The most potent acting pair to grace the films nominated for this year’s best picture Oscar  aren’t Ryan Gosling and Emma Stone, singing and dancing their way across “La La Land,” or even Denzel Washington and Viola Davis powering through August Wilson’s stage-to-screen prose in “Fences.”
That honor goes to Mahershala Ali  and Janelle Monáe, two breakthrough stars who helped drive not one but two best-picture contenders in the same year: Barry Jenkins’ gay coming-of-age drama “Moonlight” and Theodore Melfi’s inspirational tale “Hidden Figures,” about three black women fighting for equality at NASA in the 1960s.
Ali’s exceptionally fruitful year saw his 16-year career skyrocket in 2016 with an Emmy nomination for his fourth season as “House of Cards’” Washington insider Remy Denton, an acclaimed run on Netflix’s “Luke Cage” and a role in “Hidden Figures” as a charming Army officer who with Monáe’s encouragement romances Taraji P. Henson — after first making the mistake of underestimating her.
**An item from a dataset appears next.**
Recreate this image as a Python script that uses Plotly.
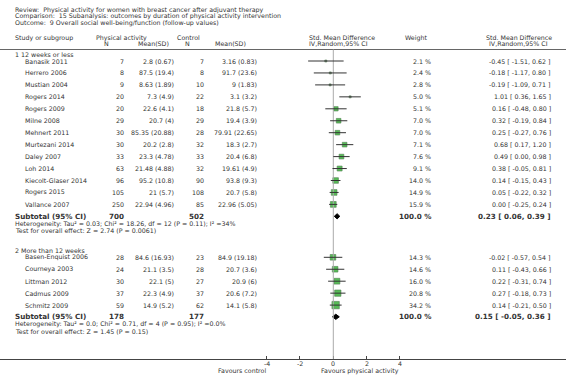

But it was his riveting turn as an empathetic drug dealer who takes a fatherless young boy under his wing in “Moonlight” that earned Ali his first Oscar nomination (along with co-star Naomie Harris, who is up for supporting actress) and sent the actor on a whirlwind awards tour collecting one trophy after another, including the Screen Actors Guild award for supporting actor.
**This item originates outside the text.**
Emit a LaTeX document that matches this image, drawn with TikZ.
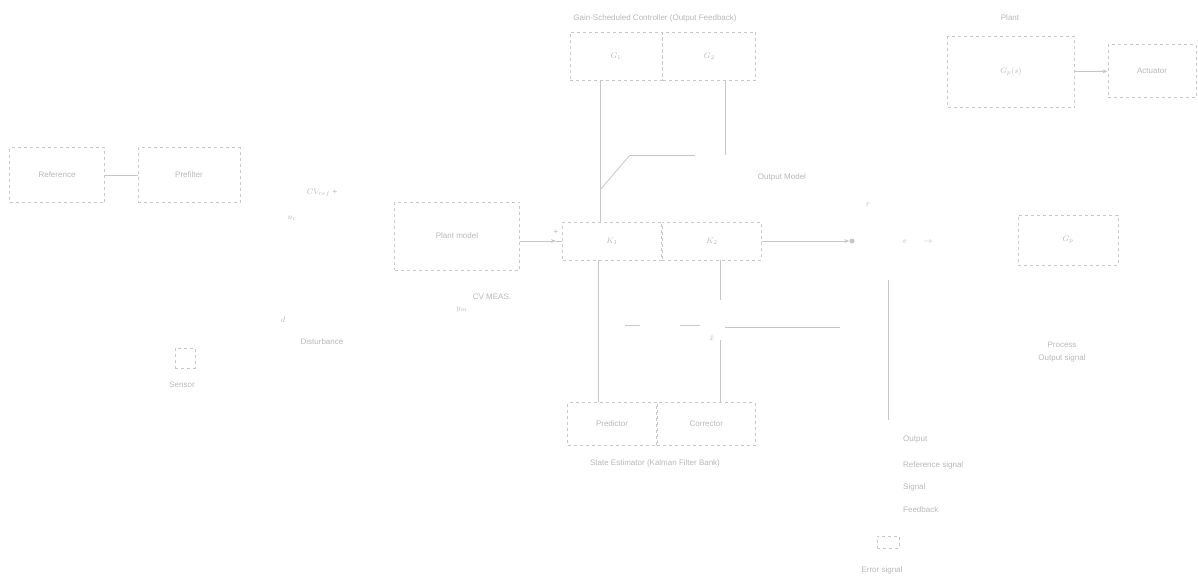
\documentclass[tikz,border=0pt]{standalone}
\usepackage{fontspec}
\setmainfont{Liberation Sans}
\usetikzlibrary{arrows.meta,calc}
\definecolor{ln}{gray}{0.78}
\definecolor{tx}{gray}{0.72}
\tikzset{
  blk/.style={draw=ln, dashed, line width=0.8pt, inner sep=0pt, text=tx, font=\footnotesize},
  lbl/.style={text=tx, font=\footnotesize, inner sep=1pt},
  conn/.style={draw=ln, line width=0.8pt},
  arr/.style={draw=ln, line width=0.8pt, -{Stealth[length=5pt]}},
  dot/.style={circle, fill=ln, inner sep=0pt, minimum size=5pt}
}
\begin{document}
\begin{tikzpicture}[x=1pt,y=-1pt]
\useasboundingbox (0,0) rectangle (1198,587);
% left blocks
\node[blk, minimum width=95, minimum height=55] (a) at (57,175) {Reference};
\node[blk, minimum width=102, minimum height=55] (b) at (189,175) {Prefilter};
\draw[conn] (a) -- (b);
\node[lbl] (l1) at (322,193) {$CV_{ref}$ +};
\node[lbl] (l2) at (292,218) {$u_c$};
\node[lbl] (l3) at (283,320) {$d$};
\node[lbl] (l4) at (322,342) {Disturbance};
\node[blk, minimum width=20, minimum height=20] (s) at (185,358) {};
\node[lbl] (sl) at (182,385) {Sensor};
% middle plant model
\node[blk, minimum width=125, minimum height=68] (c) at (457,236) {Plant model};
\node[lbl] (cl) at (492,297) {CV MEAS.};
\node[lbl] (cl2) at (462,310) {$y_m$};
\coordinate (sum) at (556,241);
\node[lbl] at (556,232) {+};
\draw[arr] (c.east |- sum) -- (sum);
% central wide box
\node[blk, minimum width=99, minimum height=38] (d1) at (612,241) {$K_1$};
\node[blk, minimum width=99, minimum height=38, anchor=west] (d2) at (d1.east) {$K_2$};
\draw[conn] (sum) -- (d1.west);
% top controller
\node[blk, minimum width=92, minimum height=48] (e1) at (616,56) {$G_1$};
\node[blk, minimum width=93, minimum height=48, anchor=west] (e2) at (e1.east) {$G_2$};
\node[lbl] (et) at (655,18) {Gain-Scheduled Controller (Output Feedback)};
\coordinate (t1) at (600,155);
\coordinate (t2) at (695,155);
\draw[conn] (e1.south -| t1) -- (t1 |- d1.north);
\draw[conn] (630,155) -- (t2);
\draw[conn] (725,80) -- (725,155);
\draw[conn] (600,190) -- (630,155);
\node[lbl] (om) at (782,177) {Output Model};
% bottom estimator
\node[blk, minimum width=89, minimum height=43] (f1) at (612,424) {Predictor};
\node[blk, minimum width=98, minimum height=43, anchor=west] (f2) at (f1.east) {Corrector};
\node[lbl] (ft) at (655,463) {State Estimator (Kalman Filter Bank)};
\draw[conn] (598,260) -- (598,402);
\draw[conn] (720,260) -- (720,300);
\draw[conn] (720,340) -- (720,402);
\draw[conn] (625,325) -- (640,325);
\draw[conn] (680,325) -- (700,325);
\coordinate (h2) at (840,327);
\draw[conn] (725,327) -- (h2);
\node[lbl] at (712,338) {$\hat{x}$};
% right side
\node[dot] (j) at (852,241) {};
\draw[arr] (d2.east) -- (j);
\node[lbl] at (905,242) {$e$};
\node[lbl] at (928,242) {$\to$};
\draw[conn] (888,280) -- (888,420);
\node[lbl] at (868,205) {$r$};
\node[lbl, anchor=west] at (902,440) {Output};
\node[lbl, anchor=west] at (902,465) {Reference signal};
\node[lbl, anchor=west] at (902,487) {Signal};
\node[lbl, anchor=west] at (902,510) {Feedback};
\node[blk, minimum width=22, minimum height=12] (bb) at (888,542) {};
\node[lbl] (bbl) at (882,570) {Error signal};
% process block
\node[blk, minimum width=100, minimum height=50] (g) at (1068,240) {$G_p$};
\node[lbl] at (1062,345) {Process};
\node[lbl] at (1062,358) {Output signal};
% top right plant
\node[blk, minimum width=127, minimum height=71] (h) at (1011,72) {$G_p(s)$};
\node[lbl] at (1010,18) {Plant};
\node[blk, minimum width=88, minimum height=53] (i) at (1152,71) {Actuator};
\draw[arr] (h) -- (i);
\end{tikzpicture}
\end{document}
A week and a half before the Academy Awards, Ali, 43, was happily taking a break from the madness of his first awards season. He’d flown home from shooting a film in Austin, Texas, in time to join his wife, the artist, actor and musician Amatus Sami-Karim, on baby watch. The couple were anticipating the arrival of their first child.
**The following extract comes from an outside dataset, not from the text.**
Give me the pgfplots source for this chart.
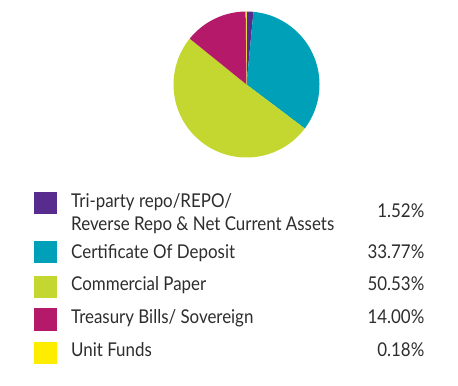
\documentclass[border=0pt]{standalone}
\usepackage{pgfplots}
\usepackage{pgfplotstable}
\pgfplotsset{compat=1.18}
\usepackage{fontspec}
\setmainfont{Lato}[FakeStretch=0.89]
\newfontfamily\numfont{Lato}[FakeStretch=0.89, Numbers=Monospaced]
\definecolor{cPurple}{RGB}{88,44,142}
\definecolor{cTeal}{RGB}{0,160,184}
\definecolor{cGreen}{RGB}{196,214,48}
\definecolor{cMagenta}{RGB}{181,25,106}
\definecolor{cYellow}{RGB}{255,237,0}
\definecolor{txt}{RGB}{45,45,45}

% value (%), colour, square top (px from top), text baseline (px from top)
\pgfplotstableread{
value color ytop base
1.52  cPurple  191.7 217.3
33.77 cTeal    241.0 258.3
50.53 cGreen   275.7 291.0
14.00 cMagenta 308.3 323.3
0.18  cYellow  341.7 356.0
}\piedata

\begin{document}
\begin{tikzpicture}
\useasboundingbox (0,0) rectangle (458bp,386bp);
\begin{axis}[
  width=458bp, height=386bp, scale only axis,
  xmin=0, xmax=458, ymin=0, ymax=386,
  hide axis, clip=false,
  at={(0,0)}, anchor=south west,
]
\xdef\cum{0}
\pgfplotsforeachungrouped \i in {0,...,4} {
  \pgfplotstablegetelem{\i}{value}\of\piedata \let\v\pgfplotsretval
  \pgfplotstablegetelem{\i}{color}\of\piedata \let\c\pgfplotsretval
  \pgfplotstablegetelem{\i}{ytop}\of\piedata \let\yt\pgfplotsretval
  \pgfplotstablegetelem{\i}{base}\of\piedata \let\yb\pgfplotsretval
  \pgfmathsetmacro\a{90-3.6*\cum}
  \pgfmathsetmacro\b{90-3.6*(\cum+\v)}
  \pgfmathsetmacro\cum{\cum+\v}
  \pgfmathsetmacro\sqt{386-\yt}
  \pgfmathsetmacro\sqb{386-\yt-22.5}
  \pgfmathsetmacro\tb{386-\yb}
  \edef\temp{%
    \noexpand\fill[\c] (axis cs:246.5,301.5) -- ++(\a:73bp)
      arc[start angle=\a, end angle=\b, radius=73bp] -- cycle;
    \noexpand\fill[\c] (axis cs:34,\sqb) rectangle (axis cs:56.7,\sqt);
    \noexpand\node[anchor=base east, inner sep=0pt, text=txt,
      font=\noexpand\numfont\noexpand\fontsize{19bp}{23bp}\noexpand\selectfont]
      at (axis cs:424.5,\tb)
      {\noexpand\pgfmathprintnumber[fixed, fixed zerofill, precision=2, assume math mode=true]{\v}\noexpand\%};
  }%
  \temp
}
\begin{scope}[every node/.style={anchor=base west, inner sep=0pt, text=txt,
  font=\fontsize{19bp}{23bp}\selectfont}]
\node at (axis cs:71,{386-207.3}) {Tri-party repo/REPO/};
\node at (axis cs:71,{386-230.3}) {Reverse Repo \& Net Current Assets};
\node at (axis cs:71,{386-258.3}) {Certificate Of Deposit};
\node at (axis cs:71,{386-291.0}) {Commercial Paper};
\node at (axis cs:71,{386-323.3}) {Treasury Bills/ Sovereign};
\node at (axis cs:71,{386-356.0}) {Unit Funds};
\end{scope}
\end{axis}
\end{tikzpicture}
\end{document}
“It is its own award season,” laughed Ali, “equally demanding of your presence.”
The break, however, gave Ali what most Oscar nominees rarely get ahead of their first Big Day: A moment to take it all in.
I’m an artist, and I want the space to be able to do my work and keep certain things private. But I felt a responsibility to shed light.
— Mahershala Ali
“It’s carved out space for me to stop and tend to some other parts of my life,” said Ali from the couple’s home in Venice. “Suddenly I feel like I’ve found a little bit of my equilibrium again. As appreciative as I am of the experience and how generous awards season has been toward me personally, and toward ‘Moonlight’ … you don’t want an experience like this to pass you by without a few moments to take inventory and chart your growth.”
Ali was already enjoying a solid working actor’s career  when producer Adele Romanski recommended him to her old friend Jenkins for “Moonlight.” Romanski had worked with Ali on the Bay Area-set independent drama “Kicks.”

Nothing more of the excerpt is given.